ADDITIONAL INFORMATION AND WHERE TO FIND IT
Airgas filed with the SEC a preliminary proxy statement in connection with the contemplated transactions on December 8, 2015. The definitive proxy statement will be sent or given to Airgas stockholders and will contain important information about the contemplated transactions. INVESTORS AND SECURITY HOLDERS ARE URGED TO READ THE PROXY STATEMENT CAREFULLY AND IN ITS ENTIRETY WHEN IT BECOMES AVAILABLE. Investors and security holders may obtain a free copy of the proxy statement (when it is available) and other documents filed with the SEC at the SEC’s website at www.sec.gov.

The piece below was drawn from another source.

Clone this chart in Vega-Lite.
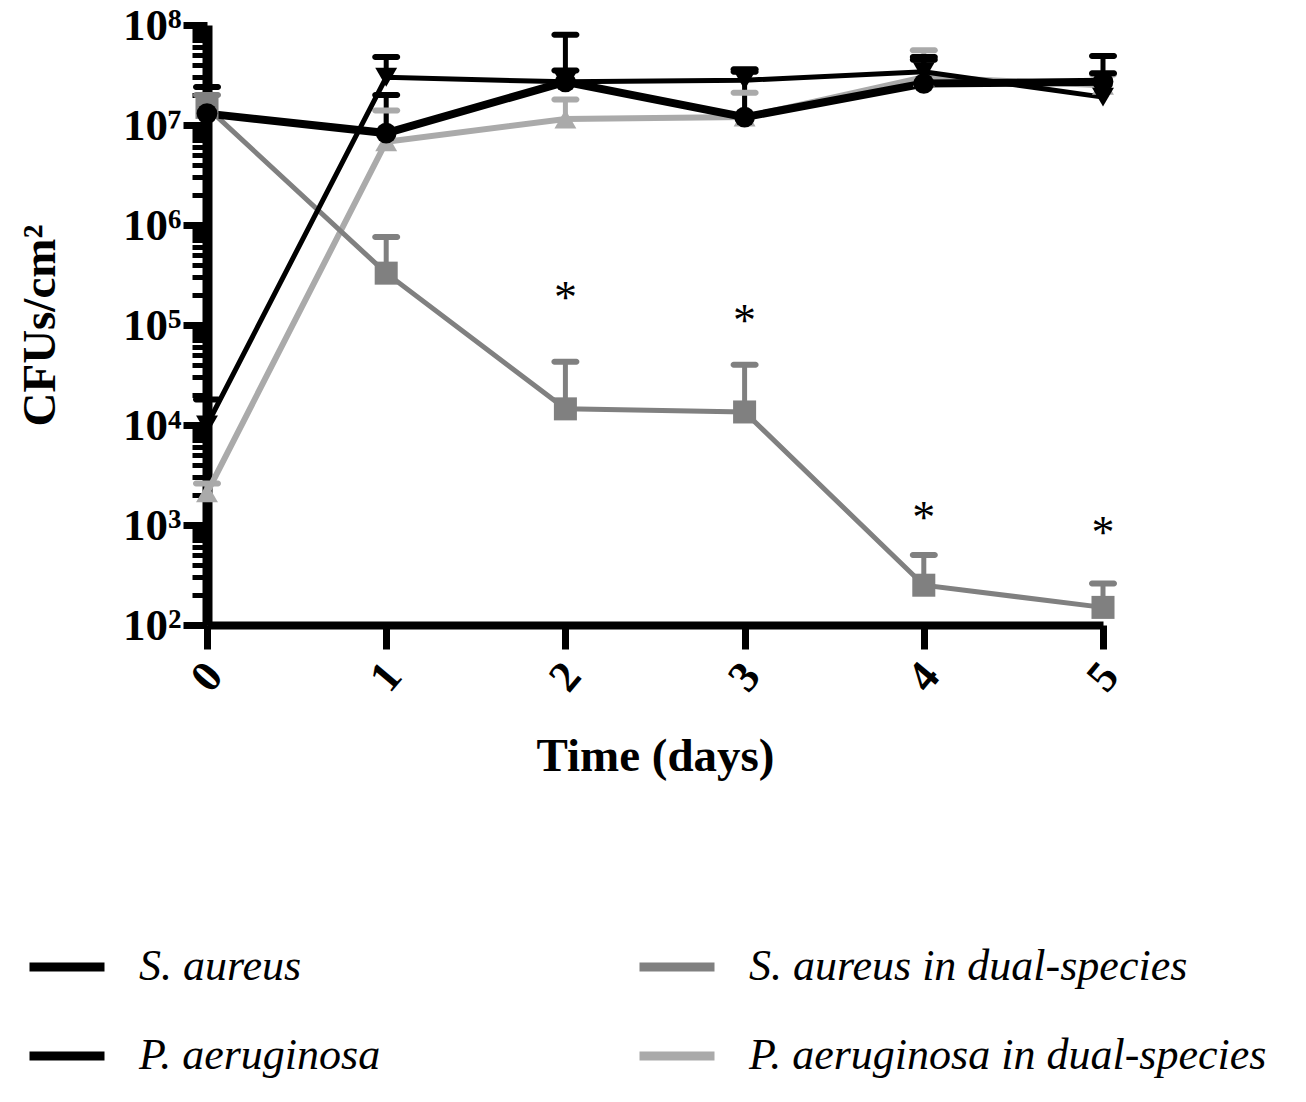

CERTAIN INFORMATION CONCERNING PARTICIPANTS
Airgas and its directors and executive officers may be deemed to be participants in the solicitation of proxies from Airgas investors and security holders in connection with the contemplated transactions. Information about Airgas’ directors and executive officers is set forth in its proxy statement for its 2015 Annual Meeting of Stockholders and its most recent annual report on Form 10-K. These documents may be obtained for free at the SEC’s website at www.sec.gov. Additional information regarding the interests of participants in the solicitation of proxies in connection with the contemplated transactions is included in the preliminary proxy statement that Airgas filed on December 8, 2015, and will be included in the definitive proxy statement that Airgas intends to file, with the SEC.